[START]
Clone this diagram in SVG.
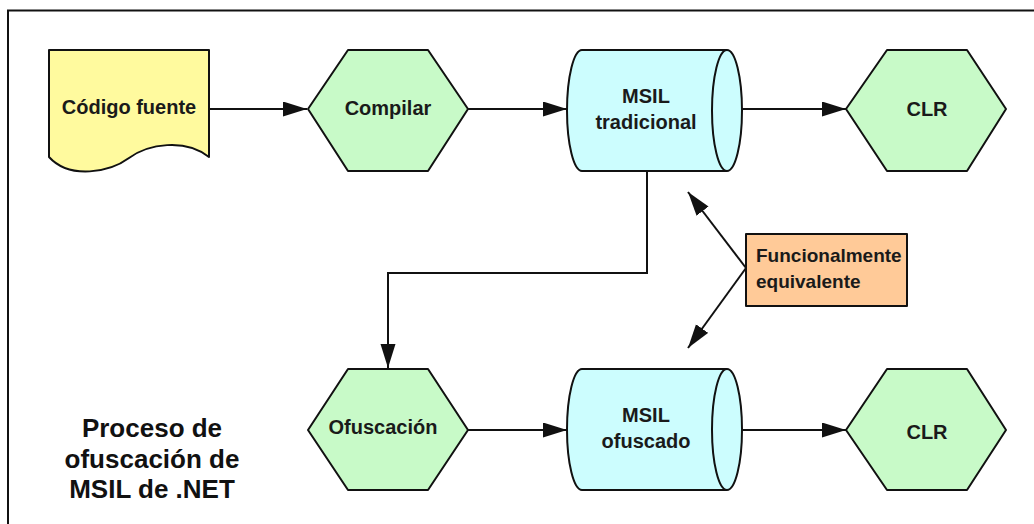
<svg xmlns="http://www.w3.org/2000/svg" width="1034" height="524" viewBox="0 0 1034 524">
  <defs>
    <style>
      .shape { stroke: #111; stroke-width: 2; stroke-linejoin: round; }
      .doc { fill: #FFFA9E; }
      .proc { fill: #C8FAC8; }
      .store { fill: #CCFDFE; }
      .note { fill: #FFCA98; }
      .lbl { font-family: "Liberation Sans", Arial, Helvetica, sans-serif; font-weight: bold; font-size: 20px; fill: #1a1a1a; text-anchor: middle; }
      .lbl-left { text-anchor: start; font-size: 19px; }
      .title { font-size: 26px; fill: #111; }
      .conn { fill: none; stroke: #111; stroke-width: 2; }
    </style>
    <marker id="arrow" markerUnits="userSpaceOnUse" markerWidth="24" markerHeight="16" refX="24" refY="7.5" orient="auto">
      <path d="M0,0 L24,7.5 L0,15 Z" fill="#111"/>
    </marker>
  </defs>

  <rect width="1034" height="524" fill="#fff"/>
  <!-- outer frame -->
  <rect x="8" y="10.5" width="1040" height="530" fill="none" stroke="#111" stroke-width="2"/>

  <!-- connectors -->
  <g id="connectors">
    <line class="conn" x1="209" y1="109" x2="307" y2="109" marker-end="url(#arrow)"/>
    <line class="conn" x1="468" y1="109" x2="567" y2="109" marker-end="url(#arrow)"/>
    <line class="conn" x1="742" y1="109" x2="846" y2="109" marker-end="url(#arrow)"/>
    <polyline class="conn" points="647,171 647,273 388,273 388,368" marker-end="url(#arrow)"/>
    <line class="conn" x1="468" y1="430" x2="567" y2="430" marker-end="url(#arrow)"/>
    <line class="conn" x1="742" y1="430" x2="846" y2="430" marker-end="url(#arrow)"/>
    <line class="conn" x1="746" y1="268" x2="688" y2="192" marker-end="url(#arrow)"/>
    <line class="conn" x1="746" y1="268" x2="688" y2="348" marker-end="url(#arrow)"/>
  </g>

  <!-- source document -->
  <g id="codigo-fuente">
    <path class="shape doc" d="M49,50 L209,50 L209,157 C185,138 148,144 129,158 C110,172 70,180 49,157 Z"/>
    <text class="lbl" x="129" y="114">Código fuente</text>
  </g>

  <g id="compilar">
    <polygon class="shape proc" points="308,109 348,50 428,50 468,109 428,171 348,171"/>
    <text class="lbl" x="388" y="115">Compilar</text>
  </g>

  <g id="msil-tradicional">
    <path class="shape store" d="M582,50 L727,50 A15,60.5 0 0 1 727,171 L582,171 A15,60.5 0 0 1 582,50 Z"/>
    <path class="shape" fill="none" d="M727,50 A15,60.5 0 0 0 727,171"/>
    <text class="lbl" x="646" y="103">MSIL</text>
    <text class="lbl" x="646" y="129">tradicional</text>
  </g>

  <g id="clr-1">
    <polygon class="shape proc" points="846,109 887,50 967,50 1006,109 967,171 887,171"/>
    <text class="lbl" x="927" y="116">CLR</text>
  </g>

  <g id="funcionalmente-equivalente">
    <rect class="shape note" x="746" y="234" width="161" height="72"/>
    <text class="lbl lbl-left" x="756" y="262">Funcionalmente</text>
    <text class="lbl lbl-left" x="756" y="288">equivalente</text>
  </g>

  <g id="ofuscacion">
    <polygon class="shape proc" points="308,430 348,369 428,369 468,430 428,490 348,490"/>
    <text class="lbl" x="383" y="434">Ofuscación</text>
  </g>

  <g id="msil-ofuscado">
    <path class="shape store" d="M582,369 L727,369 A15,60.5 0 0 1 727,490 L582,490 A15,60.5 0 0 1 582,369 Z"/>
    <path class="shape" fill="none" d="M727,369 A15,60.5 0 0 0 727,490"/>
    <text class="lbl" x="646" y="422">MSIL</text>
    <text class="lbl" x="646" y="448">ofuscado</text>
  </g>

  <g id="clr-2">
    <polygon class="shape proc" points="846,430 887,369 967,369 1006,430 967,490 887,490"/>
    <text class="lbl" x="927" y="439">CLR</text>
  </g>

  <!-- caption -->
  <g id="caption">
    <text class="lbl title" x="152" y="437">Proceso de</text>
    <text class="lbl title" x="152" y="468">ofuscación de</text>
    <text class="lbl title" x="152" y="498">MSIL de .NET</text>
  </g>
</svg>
[END]
Task goal =>
Write out the data precisely as given, excluding the pictures.

Finished task =>
Clone this diagram in SVG.
<svg xmlns="http://www.w3.org/2000/svg" width="1034" height="524" viewBox="0 0 1034 524">
  <defs>
    <style>
      .shape { stroke: #111; stroke-width: 2; stroke-linejoin: round; }
      .doc { fill: #FFFA9E; }
      .proc { fill: #C8FAC8; }
      .store { fill: #CCFDFE; }
      .note { fill: #FFCA98; }
      .lbl { font-family: "Liberation Sans", Arial, Helvetica, sans-serif; font-weight: bold; font-size: 20px; fill: #1a1a1a; text-anchor: middle; }
      .lbl-left { text-anchor: start; font-size: 19px; }
      .title { font-size: 26px; fill: #111; }
      .conn { fill: none; stroke: #111; stroke-width: 2; }
    </style>
    <marker id="arrow" markerUnits="userSpaceOnUse" markerWidth="24" markerHeight="16" refX="24" refY="7.5" orient="auto">
      <path d="M0,0 L24,7.5 L0,15 Z" fill="#111"/>
    </marker>
  </defs>

  <rect width="1034" height="524" fill="#fff"/>
  <!-- outer frame -->
  <rect x="8" y="10.5" width="1040" height="530" fill="none" stroke="#111" stroke-width="2"/>

  <!-- connectors -->
  <g id="connectors">
    <line class="conn" x1="209" y1="109" x2="307" y2="109" marker-end="url(#arrow)"/>
    <line class="conn" x1="468" y1="109" x2="567" y2="109" marker-end="url(#arrow)"/>
    <line class="conn" x1="742" y1="109" x2="846" y2="109" marker-end="url(#arrow)"/>
    <polyline class="conn" points="647,171 647,273 388,273 388,368" marker-end="url(#arrow)"/>
    <line class="conn" x1="468" y1="430" x2="567" y2="430" marker-end="url(#arrow)"/>
    <line class="conn" x1="742" y1="430" x2="846" y2="430" marker-end="url(#arrow)"/>
    <line class="conn" x1="746" y1="268" x2="688" y2="192" marker-end="url(#arrow)"/>
    <line class="conn" x1="746" y1="268" x2="688" y2="348" marker-end="url(#arrow)"/>
  </g>

  <!-- source document -->
  <g id="codigo-fuente">
    <path class="shape doc" d="M49,50 L209,50 L209,157 C185,138 148,144 129,158 C110,172 70,180 49,157 Z"/>
    <text class="lbl" x="129" y="114">Código fuente</text>
  </g>

  <g id="compilar">
    <polygon class="shape proc" points="308,109 348,50 428,50 468,109 428,171 348,171"/>
    <text class="lbl" x="388" y="115">Compilar</text>
  </g>

  <g id="msil-tradicional">
    <path class="shape store" d="M582,50 L727,50 A15,60.5 0 0 1 727,171 L582,171 A15,60.5 0 0 1 582,50 Z"/>
    <path class="shape" fill="none" d="M727,50 A15,60.5 0 0 0 727,171"/>
    <text class="lbl" x="646" y="103">MSIL</text>
    <text class="lbl" x="646" y="129">tradicional</text>
  </g>

  <g id="clr-1">
    <polygon class="shape proc" points="846,109 887,50 967,50 1006,109 967,171 887,171"/>
    <text class="lbl" x="927" y="116">CLR</text>
  </g>

  <g id="funcionalmente-equivalente">
    <rect class="shape note" x="746" y="234" width="161" height="72"/>
    <text class="lbl lbl-left" x="756" y="262">Funcionalmente</text>
    <text class="lbl lbl-left" x="756" y="288">equivalente</text>
  </g>

  <g id="ofuscacion">
    <polygon class="shape proc" points="308,430 348,369 428,369 468,430 428,490 348,490"/>
    <text class="lbl" x="383" y="434">Ofuscación</text>
  </g>

  <g id="msil-ofuscado">
    <path class="shape store" d="M582,369 L727,369 A15,60.5 0 0 1 727,490 L582,490 A15,60.5 0 0 1 582,369 Z"/>
    <path class="shape" fill="none" d="M727,369 A15,60.5 0 0 0 727,490"/>
    <text class="lbl" x="646" y="422">MSIL</text>
    <text class="lbl" x="646" y="448">ofuscado</text>
  </g>

  <g id="clr-2">
    <polygon class="shape proc" points="846,430 887,369 967,369 1006,430 967,490 887,490"/>
    <text class="lbl" x="927" y="439">CLR</text>
  </g>

  <!-- caption -->
  <g id="caption">
    <text class="lbl title" x="152" y="437">Proceso de</text>
    <text class="lbl title" x="152" y="468">ofuscación de</text>
    <text class="lbl title" x="152" y="498">MSIL de .NET</text>
  </g>
</svg>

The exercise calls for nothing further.